The Bonsoy Gold Coast Pro. It was the event the World Surf League needed so badly, only it happened on the wrong tour. That wasn’t a bad thing though, with the Gold Coast Challenger Series event providing the kind of theatre, pressure and performances that only this tier and its format is capable of.
Held in pumping four-to-six foot hollow, rippable, roping, quintessentially east coast Australian point break conditions, the Gold Coast Pro was a fiesta of high-performance, high-octane, high-pressure surfing. A blink-and-you’ll-miss-it theatre of dreams and nightmares fought out between up and coming supernovas, aging journeyman and women, and recently relegated World Tour surfers, all desperate to make their mark. Surf contests don’t really get more entertaining.
It’s a well-stated goal of the World Surf League to see the Challenger Series occupy a similar footing to their marquee World Tour and this event went a long way to achieving that. It may also have them second-guessing their decision to upgrade Snapper from the Challenger Series to the World Tour next year.
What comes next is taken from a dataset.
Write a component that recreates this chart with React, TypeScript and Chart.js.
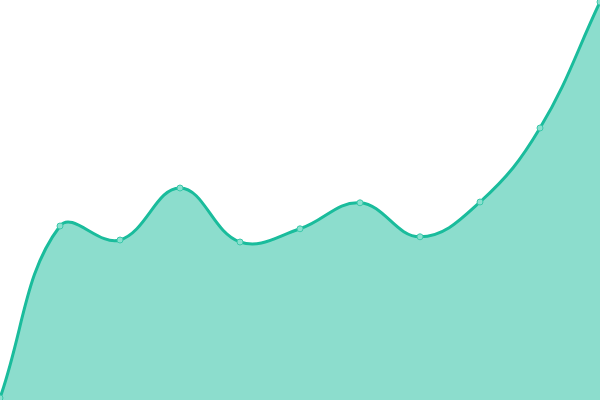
import { useEffect, useRef } from "react";
import { Chart, registerables } from "chart.js";

Chart.register(...registerables);

const labels = ["1", "2", "3", "4", "5", "6", "7", "8", "9", "10", "11"];
const values = [0.5, 43.5, 40, 53, 39.5, 42.8, 49.3, 40.8, 49.5, 68, 99.5];

export default function App() {
  const chartRef = useRef<HTMLCanvasElement>(null);
  const chartInstance = useRef<Chart | null>(null);

  useEffect(() => {
    document.body.style.margin = "0";
    if (!chartRef.current) return;
    if (chartInstance.current) chartInstance.current.destroy();

    chartInstance.current = new Chart(chartRef.current, {
      type: "line",
      data: {
        labels,
        datasets: [
          {
            data: values,
            borderColor: "#1abc9c",
            backgroundColor: "rgba(26, 188, 156, 0.5)",
            fill: true,
            tension: 0.4,
            borderWidth: 3,
            pointRadius: 3,
            pointBackgroundColor: "#8ae0cf",
            pointBorderColor: "#3cc8aa",
            pointBorderWidth: 1,
          },
        ],
      },
      options: {
        responsive: false,
        animation: false,
        layout: { padding: 0, autoPadding: false },
        plugins: {
          legend: { display: false },
          tooltip: { enabled: false },
        },
        scales: {
          x: { display: false, offset: false },
          y: { display: false, min: 0, max: 100 },
        },
      },
    });

    return () => {
      if (chartInstance.current) {
        chartInstance.current.destroy();
        chartInstance.current = null;
      }
    };
  }, []);

  return (
    <div style={{ width: 600, height: 400 }}>
      <canvas ref={chartRef} width={600} height={400} />
    </div>
  );
}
One key take away from the event was that with four-person heats, surfers have the power to push pro surfing into a mainstream category of TV sports alongside football and basketball. When the waves are as consistent and good as they were at Snapper – as they should always be for events of this calibre given the locations and forecasting tools at the WSL’s disposal – the action of four-person heats is so relentless and so full of drama you’re glued to the screen if you have even a passing interest in the sport.
The four-man format also changed the brand of surfing on show; from the cautious, slow-paced chess match of the man-on-man format, to a frenetic shootout as four surfers scoured the lineup in search of any opportunity to put up a solid combo of maneuvres. Waiting for set waves is not a luxury you can afford in a four-person heat. A couple of decent insiders plied with explosive high-risk surfing will get you through most heats, and that’s what we saw.
When coupled with an up-and-coming generation whose very forte is just that – explosive, high-risk surfing – it made for one of the great events in recent memory.
On the men’s side we saw the arrival of Aussie freesurf phenom turned burgeoning comp demon, Dakoda Walters. We saw Brazilian Ian Gouveia blow minds with a punt pundits are still trying to name (inverted double-grab backside air reverse?). We saw the progressive point-break-honed frontside rail surfing of Aussie sensation, George Pittar, earn another semi-final finish. We saw a breakthrough performance from Barbadian, Josh Burke, on the back of getting immensely barelled behind the rock. We saw Sammy Pupo lay down tracks like we’ve seldom, maybe never, seen at this wave, on his way to falling just short of defending his Snapper C.S title. And we saw a breakthrough win from largely unknown Lennox Head lad, Mikey McDonagh, urged on by a deafening home crowd.
Born and bred on a world-class point just an hour south of Snapper, McDonagh and his timing, precision, and wave selection was a real feature throughout the event. Though his performance in the final was the one that will live large in his hometown’s memory. Up against the form surfer of the event in Sammy Pupo, he controlled the tempo of the heat masterfully, building a house with mid-range scores for vertical lip attacks and full-blooded meat hacks, getting the better of the opening exchanges. With conditions deteriorating and the margin widening, the parochial home crowd reached fever pitch before pandemonium set in when McDonagh dropped an 8.60 for a stranglehold on the final and the win.
None of it, however, was enough to outshine a single wave ridden byErin Brooks – a diminutive 16-year-old, Texas-born Canadian. Her perfect ten to open up her account in the semi final against Australian Isabella Nichols may be one of the greatest waves ever ridden by a woman in a contest jersey. I watched it from the beach, missing the take off only to look up as the crowd gasped and seeing the biggest, bluest barrel of Finals Day rifling off with seemingly no one in it. That’s how deep she was. After knifing the drop well behind a thundering section, she pulled a strong line through the low road of the tube, as it squared out, cannoned down the line, inhaled then exhaled and spat out a tiny spec of celestial matter. Maybe it was shock but I recalled a momentary hush falling over the crowd as surfing’s collective consciousness attempted to compute an impossible data entry. A surfer of that size, age, and dimensions should not be capable of that and we all needed a moment to make sense of this rare, quantum leap in performance surfing. One in which best backside barrel of the event, male or female, was had by a tiny 16-year-old woman. What a moment.
Brooks took out the final for good measure with that kind new-school dexterity, manifest in deep bottom turns, vertical backside hangers and fin-blows, that screams world titles. Already able to get into positions on her backhand that no one woman has ever gotten to before, her surfing was testament to what this Challenger Series tier and format of surfing is all about: excitement, spontaneity, youth, drama, risk, and, ultimately, great theatre. All in all a major step in the right direction for the World Surf League.
Her mind-melting brand of explosive unforeseen surfing and pure technique was testament to what this tier of surfing is all about, and a big step in the right direction for the World Surf League.